Given request -> Skip every image and restate the data word for word.

Supplied information ->
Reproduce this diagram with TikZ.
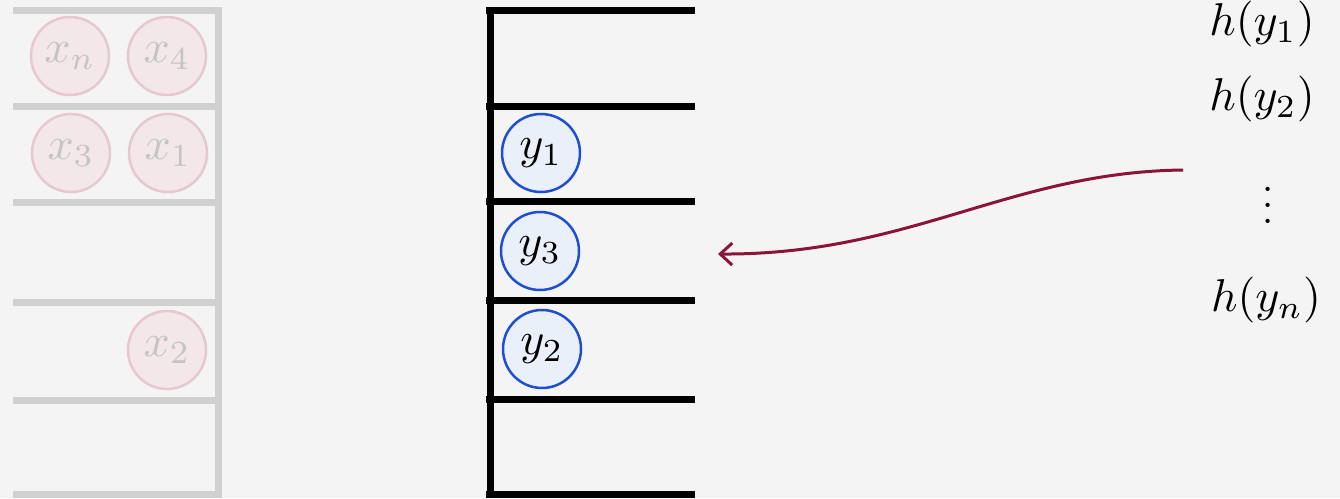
\documentclass[tikz,border=0pt]{standalone}
\usepackage{graphicx}
\usetikzlibrary{arrows.meta}
\definecolor{bg}{HTML}{F4F4F4}
\definecolor{graybar}{HTML}{D0D0D0}
\definecolor{pinkfill}{HTML}{F3E7EA}
\definecolor{pinkline}{HTML}{E6C8CF}
\definecolor{graytext}{HTML}{C4C4C4}
\definecolor{bluefill}{HTML}{EAF0FA}
\definecolor{blueline}{HTML}{1E4FD0}
\definecolor{arrowred}{HTML}{8A1538}
\newcommand{\bigmath}[1]{\scalebox{4.6}{$#1$}}
\tikzset{
  gbar/.style={graybar, line width=7pt},
  kbar/.style={black, line width=7pt},
  xcirc/.style={circle, draw=pinkline, fill=pinkfill, line width=2.5pt, minimum size=78pt, inner sep=0pt, text=graytext},
  ycirc/.style={circle, draw=blueline, fill=bluefill, line width=2.5pt, minimum size=78pt, inner sep=0pt, text=black},
  hlab/.style={inner sep=0pt},
  curvearrow/.style={arrowred, line width=3pt, -{Straight Barb[length=12pt, width=22pt, line width=3pt]}}
}
\begin{document}
\begin{tikzpicture}[x=1pt, y=-1pt]
\useasboundingbox (0,0) rectangle (1340,498);
\fill[bg] (0,0) rectangle (1340,498);
% left gray hash table
\foreach \y in {10,106,202,302,400,494} \draw[gbar] (13,\y) -- (222,\y);
\draw[gbar] (218,10) -- (218,106);
\draw[gbar] (218,106) -- (218,202);
\draw[gbar] (218,202) -- (218,302);
\draw[gbar] (218,302) -- (218,400);
\draw[gbar] (218,400) -- (218,494);
\node[xcirc] (xn) at (70,56) {\bigmath{x_n}};
\node[xcirc] (x4) at (167,56) {\bigmath{x_4}};
\node[xcirc] (x3) at (71,153) {\bigmath{x_3}};
\node[xcirc] (x1) at (168,153) {\bigmath{x_1}};
\node[xcirc] (x2) at (167,350) {\bigmath{x_2}};
% middle black hash table
\foreach \y in {10,106,201,300,399,494} \draw[kbar] (486,\y) -- (695,\y);
\draw[kbar] (490,7) -- (490,201);
\draw[kbar] (490,201) -- (490,300);
\draw[kbar] (490,300) -- (490,399);
\draw[kbar] (490,399) -- (490,497);
\node[ycirc] (y1) at (541,153) {\bigmath{y_1}};
\node[ycirc] (y3) at (540,251) {\bigmath{y_3}};
\node[ycirc] (y2) at (542,349) {\bigmath{y_2}};
% right labels
\node[hlab] (h1) at (1262,24) {\bigmath{h(y_1)}};
\node[hlab] (h2) at (1262,99) {\bigmath{h(y_2)}};
\node[hlab] (hd) at (1268,193) {\scalebox{4}{$\vdots$}};
\node[hlab] (hn) at (1266,300) {\bigmath{h(y_n)}};
% arrow
\coordinate (as) at (1183,170);
\coordinate (ae) at (718,254);
\draw[curvearrow] (as) .. controls (1010,172) and (910,255) .. (ae);
\end{tikzpicture}
\end{document}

Result ->
Reproduce this diagram with TikZ.
\documentclass[tikz,border=0pt]{standalone}
\usepackage{graphicx}
\usetikzlibrary{arrows.meta}
\definecolor{bg}{HTML}{F4F4F4}
\definecolor{graybar}{HTML}{D0D0D0}
\definecolor{pinkfill}{HTML}{F3E7EA}
\definecolor{pinkline}{HTML}{E6C8CF}
\definecolor{graytext}{HTML}{C4C4C4}
\definecolor{bluefill}{HTML}{EAF0FA}
\definecolor{blueline}{HTML}{1E4FD0}
\definecolor{arrowred}{HTML}{8A1538}
\newcommand{\bigmath}[1]{\scalebox{4.6}{$#1$}}
\tikzset{
  gbar/.style={graybar, line width=7pt},
  kbar/.style={black, line width=7pt},
  xcirc/.style={circle, draw=pinkline, fill=pinkfill, line width=2.5pt, minimum size=78pt, inner sep=0pt, text=graytext},
  ycirc/.style={circle, draw=blueline, fill=bluefill, line width=2.5pt, minimum size=78pt, inner sep=0pt, text=black},
  hlab/.style={inner sep=0pt},
  curvearrow/.style={arrowred, line width=3pt, -{Straight Barb[length=12pt, width=22pt, line width=3pt]}}
}
\begin{document}
\begin{tikzpicture}[x=1pt, y=-1pt]
\useasboundingbox (0,0) rectangle (1340,498);
\fill[bg] (0,0) rectangle (1340,498);
% left gray hash table
\foreach \y in {10,106,202,302,400,494} \draw[gbar] (13,\y) -- (222,\y);
\draw[gbar] (218,10) -- (218,106);
\draw[gbar] (218,106) -- (218,202);
\draw[gbar] (218,202) -- (218,302);
\draw[gbar] (218,302) -- (218,400);
\draw[gbar] (218,400) -- (218,494);
\node[xcirc] (xn) at (70,56) {\bigmath{x_n}};
\node[xcirc] (x4) at (167,56) {\bigmath{x_4}};
\node[xcirc] (x3) at (71,153) {\bigmath{x_3}};
\node[xcirc] (x1) at (168,153) {\bigmath{x_1}};
\node[xcirc] (x2) at (167,350) {\bigmath{x_2}};
% middle black hash table
\foreach \y in {10,106,201,300,399,494} \draw[kbar] (486,\y) -- (695,\y);
\draw[kbar] (490,7) -- (490,201);
\draw[kbar] (490,201) -- (490,300);
\draw[kbar] (490,300) -- (490,399);
\draw[kbar] (490,399) -- (490,497);
\node[ycirc] (y1) at (541,153) {\bigmath{y_1}};
\node[ycirc] (y3) at (540,251) {\bigmath{y_3}};
\node[ycirc] (y2) at (542,349) {\bigmath{y_2}};
% right labels
\node[hlab] (h1) at (1262,24) {\bigmath{h(y_1)}};
\node[hlab] (h2) at (1262,99) {\bigmath{h(y_2)}};
\node[hlab] (hd) at (1268,193) {\scalebox{4}{$\vdots$}};
\node[hlab] (hn) at (1266,300) {\bigmath{h(y_n)}};
% arrow
\coordinate (as) at (1183,170);
\coordinate (ae) at (718,254);
\draw[curvearrow] (as) .. controls (1010,172) and (910,255) .. (ae);
\end{tikzpicture}
\end{document}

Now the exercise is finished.